◆ **What you need to do**
Read the records below and copy each line that contains "matplotlib".

>> Begin Data provided

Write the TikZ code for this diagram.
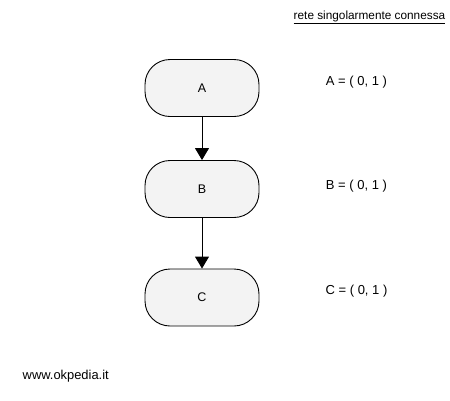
\documentclass[tikz,border=0pt]{standalone}
\usepackage{fontspec}
\setmainfont{Liberation Sans}
\usetikzlibrary{arrows.meta}
\definecolor{nodefill}{RGB}{243,243,243}
\begin{document}
\begin{tikzpicture}[x=1pt,y=-1pt,
  state/.style={draw=black,fill=nodefill,rounded corners=25pt,minimum width=114pt,minimum height=57pt,inner sep=0pt,font=\fontsize{12.5}{14}\selectfont,line width=0.9pt},
  lbl/.style={font=\fontsize{13}{15}\selectfont,inner sep=0pt},
  link/.style={draw=black,line width=0.9pt,-{Triangle[length=12pt,width=14pt]}}]
\useasboundingbox (0,0) rectangle (450,400);
\node[state] (A) at (202,88) {A};
\node[state] (B) at (202,189) {B};
\node[state] (C) at (202,297.5) {C};
\draw[link] (A) -- (B);
\draw[link] (B) -- (C);
\node[lbl] (la) at (356.5,82) {A = ( 0, 1 )};
\node[lbl] (lb) at (356.5,186.5) {B = ( 0, 1 )};
\node[lbl] (lc) at (356.5,291) {C = ( 0, 1 )};
\node[lbl,font=\fontsize{11.8}{13}\selectfont] (title) at (369.5,17.5) {\underline{rete singolarmente connessa}};
\node[lbl,font=\fontsize{12.9}{14}\selectfont,anchor=west] (web) at (22.5,376) {www.okpedia.it};
\end{tikzpicture}
\end{document}
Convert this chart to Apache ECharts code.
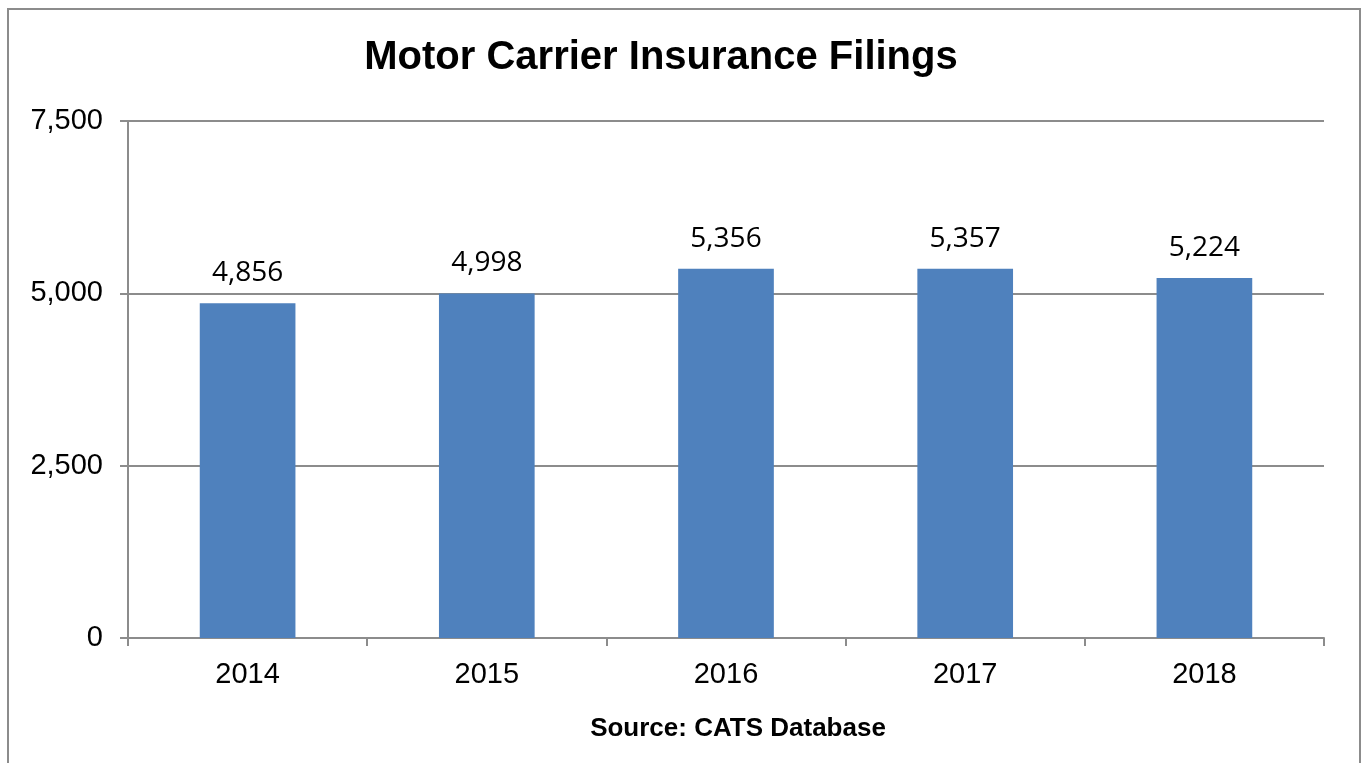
<!DOCTYPE html>
<html>
<head>
<meta charset="utf-8">
<script src="https://cdn.jsdelivr.net/npm/echarts@6/dist/echarts.min.js"></script>
<style>
html,body{margin:0;padding:0;background:#fff;}
#main{width:1365px;height:763px;}
</style>
</head>
<body>
<div id="main"></div>
<script>
var years = ['2014', '2015', '2016', '2017', '2018'];
var filings = [4856, 4998, 5356, 5357, 5224];
var yTicks = [0, 2500, 5000, 7500];

var chart = echarts.init(document.getElementById('main'));
var option = {
	backgroundColor: '#fff',
	animation: false,
	title: [
		{
			text: 'Motor Carrier Insurance Filings',
			left: 656,
			top: 33,
			textAlign: 'center',
			textStyle: {fontFamily: 'Liberation Sans', fontSize: 40, fontWeight: 'bold', color: '#000'}
		},
		{
			text: 'Source: CATS Database',
			left: 733,
			top: 711,
			textAlign: 'center',
			textStyle: {fontFamily: 'Liberation Sans', fontSize: 26, fontWeight: 'bold', color: '#000'}
		}
	],
	// rahmen um die ganze grafik
	graphic: [{
		type: 'rect',
		shape: {x: 8, y: 9, width: 1352, height: 770},
		style: {fill: 'none', stroke: '#8c8c8c', lineWidth: 2},
		silent: true
	}],
	grid: {left: 128, right: 41, top: 121, bottom: 125},
	xAxis: {
		type: 'category',
		data: years,
		axisLine: {lineStyle: {color: '#8c8c8c', width: 2}},
		axisTick: {show: true, length: 8, lineStyle: {color: '#8c8c8c', width: 2}},
		axisLabel: {margin: 22, fontFamily: 'Liberation Sans', fontSize: 29, color: '#000'}
	},
	yAxis: {
		type: 'value',
		min: yTicks[0],
		max: yTicks[yTicks.length - 1],
		interval: 2500,
		axisLine: {show: true, lineStyle: {color: '#8c8c8c', width: 2}},
		axisTick: {show: true, length: 8, lineStyle: {color: '#8c8c8c', width: 2}},
		splitLine: {lineStyle: {color: '#8c8c8c', width: 2}},
		axisLabel: {
			margin: 25,
			fontFamily: 'Liberation Sans',
			fontSize: 29,
			color: '#000',
			formatter: function (v) { return v.toLocaleString('en-US'); }
		}
	},
	series: [{
		type: 'bar',
		data: filings,
		barWidth: '40%',
		itemStyle: {color: '#4f81bd'},
		label: {
			show: true,
			position: 'top',
			distance: 16,
			fontFamily: 'Open Sans',
			fontSize: 28,
			color: '#000',
			formatter: function (p) { return p.value.toLocaleString('en-US'); }
		}
	}]
};
chart.setOption(option);
</script>
</body>
</html>
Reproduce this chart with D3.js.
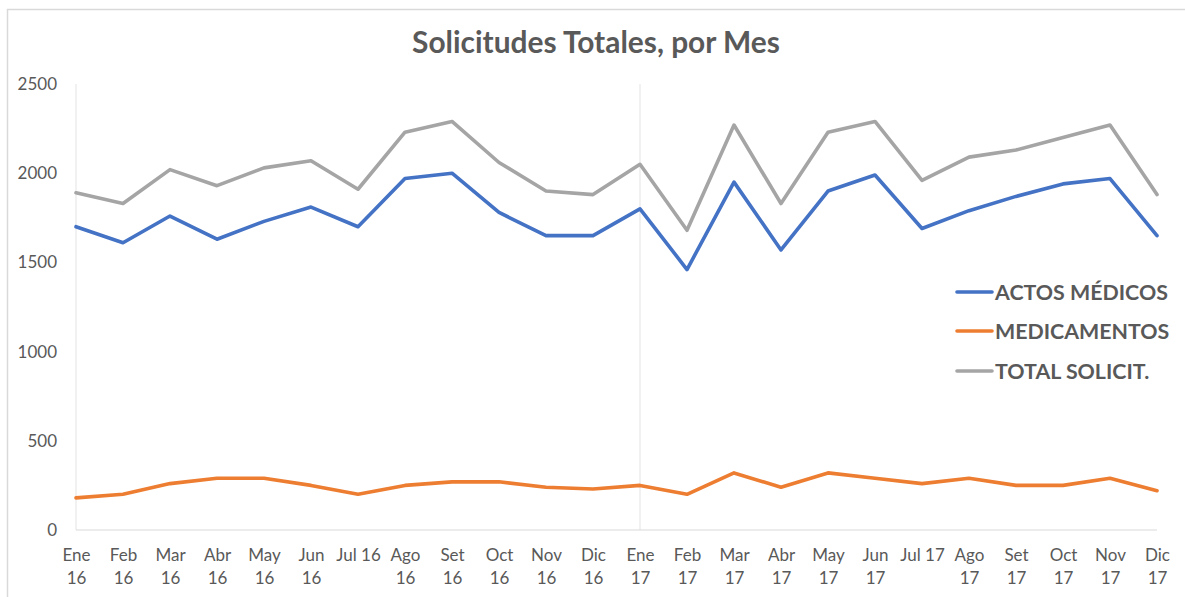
<!DOCTYPE html>
<html>
<head>
<meta charset="utf-8">
<script src="https://cdn.jsdelivr.net/npm/d3@7"></script>
<style>
  html, body { margin: 0; padding: 0; background: #fff; }
  svg { display: block; font-family: Lato, "Open Sans", sans-serif; }
</style>
</head>
<body>
<svg id="chart" width="1185" height="597"></svg>
<script>
const months = ["Ene 16","Feb 16","Mar 16","Abr 16","May 16","Jun 16","Jul 16","Ago 16","Set 16","Oct 16","Nov 16","Dic 16",
                "Ene 17","Feb 17","Mar 17","Abr 17","May 17","Jun 17","Jul 17","Ago 17","Set 17","Oct 17","Nov 17","Dic 17"];
const xTickLines = [["Ene","16"],["Feb","16"],["Mar","16"],["Abr","16"],["May","16"],["Jun","16"],["Jul 16"],["Ago","16"],["Set","16"],["Oct","16"],["Nov","16"],["Dic","16"],
                    ["Ene","17"],["Feb","17"],["Mar","17"],["Abr","17"],["May","17"],["Jun","17"],["Jul 17"],["Ago","17"],["Set","17"],["Oct","17"],["Nov","17"],["Dic","17"]];
const actosMedicos = [1700,1610,1760,1630,1730,1810,1700,1970,2000,1780,1650,1650,
                      1800,1460,1950,1570,1900,1990,1690,1790,1870,1940,1970,1650];
const medicamentos = [180,200,260,290,290,250,200,250,270,270,240,230,
                      250,200,320,240,320,290,260,290,250,250,290,220];
const totalSolicit = [1890,1830,2020,1930,2030,2070,1910,2230,2290,2060,1900,1880,
                      2050,1680,2270,1830,2230,2290,1960,2090,2130,2200,2270,1880];
const yTicks = [0,500,1000,1500,2000,2500];
const seriesNames = ["ACTOS MÉDICOS","MEDICAMENTOS","TOTAL SOLICIT."];
const seriesColors = ["#4472C4","#ED7D31","#A5A5A5"];
const yearStarts = ["Ene 16","Ene 17"];
const title = "Solicitudes Totales, por Mes";

const svg = d3.select("#chart");
const textColor = "#595959";

// frame border (top and left visible)
svg.append("path").attr("d","M7.5,597 L7.5,9.5 L1185,9.5").attr("fill","none").attr("stroke","#d9d9d9").attr("stroke-width",1.5);

const x = d3.scalePoint().domain(months).range([76, 1157]);
const y = d3.scaleLinear().domain([0, 2500]).range([530, 84]);

// title
const t = svg.append("text").attr("x", 596).attr("y", 53).attr("text-anchor","middle")
  .attr("font-weight","bold").attr("fill", textColor).attr("font-size", 24).text(title);
{ const w = t.node().getComputedTextLength(); t.attr("font-size", 24 * 368 / w); }

// year separators
svg.append("g").selectAll("line").data(yearStarts).join("line")
  .attr("x1", d => x(d)).attr("x2", d => x(d)).attr("y1", y(2500)).attr("y2", y(0))
  .attr("stroke", "#e3e3e3").attr("stroke-width", 1);

// baseline
svg.append("line").attr("x1", x(months[0])).attr("x2", x(months[months.length-1]))
  .attr("y1", y(0)).attr("y2", y(0)).attr("stroke", "#d9d9d9").attr("stroke-width", 1.2);

// y axis
const yAxis = svg.append("g").attr("transform","translate(57,0)")
  .call(d3.axisLeft(y).tickValues(yTicks).tickSize(0).tickPadding(0).tickFormat(d3.format("d")));
yAxis.select(".domain").remove();
yAxis.selectAll("text").attr("fill", textColor).attr("font-size", 17).attr("font-family","Lato, 'Open Sans', sans-serif");

// x axis
const xAxis = svg.append("g").attr("transform", `translate(0,${y(0)})`)
  .call(d3.axisBottom(x).tickSize(0).tickFormat(""));
xAxis.select(".domain").remove();
xAxis.selectAll(".tick").each(function(d, i) {
  const tx = d3.select(this).select("text").text(null)
    .attr("fill", textColor).attr("font-size", 17).attr("font-family","Lato, 'Open Sans', sans-serif")
    .attr("y", 0).attr("dy", null);
  xTickLines[i].forEach((ln, k) => {
    tx.append("tspan").attr("x", 0).attr("y", 31 + k * 23).text(ln);
  });
});

// lines
const seriesData = [actosMedicos, medicamentos, totalSolicit];
const line = d3.line().x((d, i) => x(months[i])).y(d => y(d));
const drawOrder = [2, 1, 0];
svg.append("g").selectAll("path").data(drawOrder).join("path")
  .attr("d", k => line(seriesData[k]))
  .attr("fill","none").attr("stroke", k => seriesColors[k]).attr("stroke-width", 3.6)
  .attr("stroke-linejoin","round").attr("stroke-linecap","round");

// legend
const legendY = [292, 331, 371];
const lg = svg.append("g").selectAll("g").data(seriesNames).join("g")
  .attr("transform", (d, i) => `translate(957,${legendY[i]})`);
lg.append("line").attr("x1", 0).attr("x2", 35).attr("y1", 0).attr("y2", 0)
  .attr("stroke", (d, i) => seriesColors[i]).attr("stroke-width", 3.6).attr("stroke-linecap","round");
const lt = lg.append("text").attr("x", 38).attr("y", 0).attr("dy", "0.35em")
  .attr("font-weight","bold").attr("fill", textColor).attr("font-size", 19).text(d => d);
{ const w = lt.nodes()[0].getComputedTextLength(); lt.attr("font-size", 19 * 173 / w); }
</script>
</body>
</html>
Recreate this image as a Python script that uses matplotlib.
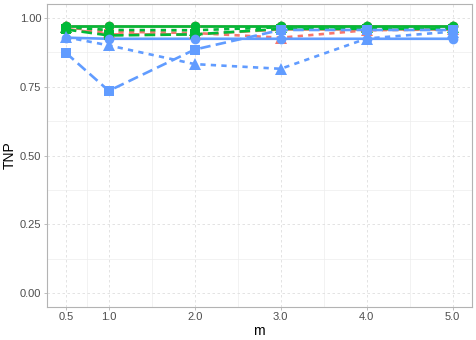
import matplotlib
matplotlib.use('agg')
import matplotlib.pyplot as plt
import numpy as np

plt.rcParams['font.family'] = ['Liberation Sans', 'DejaVu Sans']

# data
m = [0.5, 1.0, 2.0, 3.0, 4.0, 5.0]
xticklabels = ["0.5", "1.0", "2.0", "3.0", "4.0", "5.0"]

red_solid = [0.970, 0.970, 0.970, 0.970, 0.970, 0.970]
red_dotted = [0.965, 0.950, 0.945, 0.928, 0.955, 0.958]
red_dashed = [0.960, 0.940, 0.940, 0.958, 0.958, 0.958]

green_solid = [0.972, 0.972, 0.972, 0.972, 0.972, 0.972]
green_dotted = [0.966, 0.956, 0.955, 0.966, 0.966, 0.966]
green_dashed = [0.958, 0.936, 0.940, 0.960, 0.960, 0.960]

blue_solid = [0.928, 0.924, 0.924, 0.924, 0.924, 0.924]
blue_dotted = [0.930, 0.900, 0.832, 0.815, 0.925, 0.950]
blue_dashed = [0.873, 0.735, 0.885, 0.956, 0.956, 0.956]

RED = '#F8766D'
GREEN = '#00BA38'
BLUE = '#619CFF'

series = [
    (red_solid, RED, '-', 'o'),
    (red_dotted, RED, (0, (2, 2)), '^'),
    (red_dashed, RED, (0, (4, 2)), 's'),
    (green_solid, GREEN, '-', 'o'),
    (green_dotted, GREEN, (0, (2, 2)), '^'),
    (green_dashed, GREEN, (0, (4, 2)), 's'),
    (blue_solid, BLUE, '-', 'o'),
    (blue_dotted, BLUE, (0, (2, 2)), '^'),
    (blue_dashed, BLUE, (0, (4, 2)), 's'),
]

fig = plt.figure(figsize=(4.76, 3.4), dpi=100)
ax = fig.add_axes([0.0977, 0.097, 0.8939, 0.891])

# lines first, then points (like ggplot layers)
for vals, col, ls, mk in series:
    ax.plot(m, vals, color=col, linestyle=ls, linewidth=1.9, zorder=3)
for vals, col, ls, mk in series:
    ms = 8 if mk == '^' else 7
    ax.plot(m, vals, color=col, linestyle='none', marker=mk, markersize=ms,
            markeredgewidth=0, zorder=4)

ax.set_xlim(0.275, 5.225)
ax.set_ylim(-0.05, 1.05)
ax.set_xticks(m)
ax.set_xticklabels(xticklabels)
ax.set_yticks([0, 0.25, 0.5, 0.75, 1.0])
ax.set_yticklabels(["0.00", "0.25", "0.50", "0.75", "1.00"])
ax.set_xticks([0.75, 1.5, 2.5, 3.5, 4.5], minor=True)
ax.set_yticks([0.125, 0.375, 0.625, 0.875], minor=True)

ax.grid(which='major', color='#DEDEDE', linestyle=(0, (3, 3)), linewidth=0.6, zorder=0)
ax.grid(which='minor', color='#EDEDED', linestyle='-', linewidth=0.5, zorder=0)
ax.set_axisbelow(True)

for sp in ax.spines.values():
    sp.set_color('#B3B3B3')
    sp.set_linewidth(0.8)

ax.tick_params(which='major', length=2.2, width=0.6, color='#B3B3B3',
               labelsize=8, labelcolor='#4D4D4D', pad=1.5)
ax.tick_params(which='minor', length=0)

ax.set_xlabel("m", fontsize=10, labelpad=1)
ax.set_ylabel("TNP", fontsize=10, labelpad=2)

plt.savefig("out.png", dpi=100)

>> End Data provided

◆ **Solution to this problem**
Recreate this image as a Python script that uses matplotlib.
import matplotlib
matplotlib.use('agg')
import matplotlib.pyplot as plt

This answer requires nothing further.